Há cada vez mais muros por derrubar
Poucos saberão que existe ainda um muro a dividir uma capital europeia, um caso único em todo o mundo. É em Nicósia, a capital do Chipre onde os habitantes não saem à rua sem levar o passaporte, que lhes serve para atravessar o checkpoint da rua Ledra e passar esta “linha verde” que separa a zona grega da zona turca. Um hábito que já se tornou rotina para quem vive dos dois lados do muro, embora a livre circulação tenha sido restabelecida apenas em 2003, quase 30 anos após a invasão turca da ilha, em resposta ao golpe de estado apoiado pela ditadura grega. Hoje em dia, os cipriotas de ambos os lados do muro continuam à espera de ver mais avanços no processo de reunificação da ilha.
O muro mais conhecido da actualidade foi erguido pelos israelitas, ao longo de uma fronteira que mais ninguém reconhece e que foi desenhada de forma a anexar territórios da Cisjordânia, isolando as localidades palestinianas e reforçando os colonatos mais importantes.
A construção começou em 1994, sob um coro de críticas e condenação até por parte do Tribunal Internacional de Justiça de Haia, que dois anos mais tarde o declarou ilegal. Mas isso não impediu os governos de Israel de prosseguirem com o plano de 700 quilómetros de muro erguidos a 8 metros de altura. O cerco aos palestinianos completa-se com a barreira que atravessa a faixa de Gaza e o muro de Rafah, na fronteira com o Egipto.
A contestação da opinião pública internacional também não impediu a construção de mais de 900 dos mais de 3000 quilómetros do “muro da vergonha” com que os Estados Unidos pretendem impedir a imigração dos mexicanos. O impacto social e ambiental desta gigantesca construção tem sido alvo de contestação em ambos os países.
Para além dos muros mais mediáticos, outras divisões passam quase despercebidas da opinião pública internacional. O mais próximo de Portugal é a cerca de arame farpado que a União Europeia financiou para isolar Ceuta e Melilla do território marroquino, com o mesmo objectivo dos norte-americanos na fronteira do México. Por seu lado, os marroquinos também fizeram a sua barreira de 2700 quilómetros no Sara Ocidental, justificando-a com a protecção contra os guerrilheiros da Frente Polisário. Ainda em África, as barreiras que impedem a circulação de pessoas estendem-se à fronteira do Botswana e do Zimbabwe, e deste país com Moçambique e a África do Sul.

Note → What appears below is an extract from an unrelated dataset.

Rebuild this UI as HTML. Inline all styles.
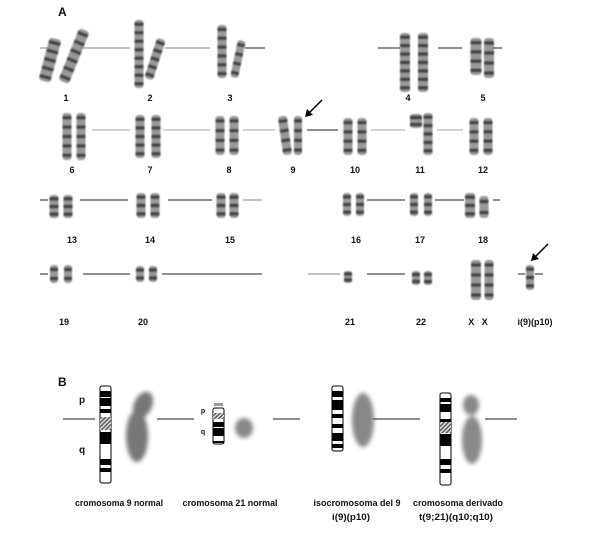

Outros muros foram construídos na sequência de guerras e ocupações, como o que as tropas norte-americanas ergueram em Bagdade em 2007, dividindo as comunidades sunita e xiita da capital iraquiana. No vizinho Irão, o muro que está a ser construído separa ainda mais o país do vizinho Paquistão. Do outro lado, também a Índia constrói uma cerca na maior parte dos 1800 quilómetros que a separa dos paquistaneses. E o regime de Islamabad, cada vez mais cercado, parece concordar com a receita, tendo anunciado em 2005 os seus planos para erguer um muro na fronteira com o Afeganistão. Para além deste projecto e das barreiras que protegem algumas zonas de Cabul, os afegãos contam também com cercas eletrificadas e de arame farpado do lado uzbeque da fronteira. O arame farpado é também o material dominante na froteira do Uzbequistão com o Quiguistão. Em contrapartida, os uzbeques são obrigados a contemplar a barreira construída pelo Uzbequistão ao longo de 1700 quilómetros da fronteira comum. E há outras fronteiras que separam em vez de unir, recorrendo a muros, cercas e barreiras várias. Para além dos já citados, vejam-se os casos da Tailândia com a Malásia, das Coreias, da China com Hong-Kong, Macau e Coreia do Norte e da Rússia com vários países.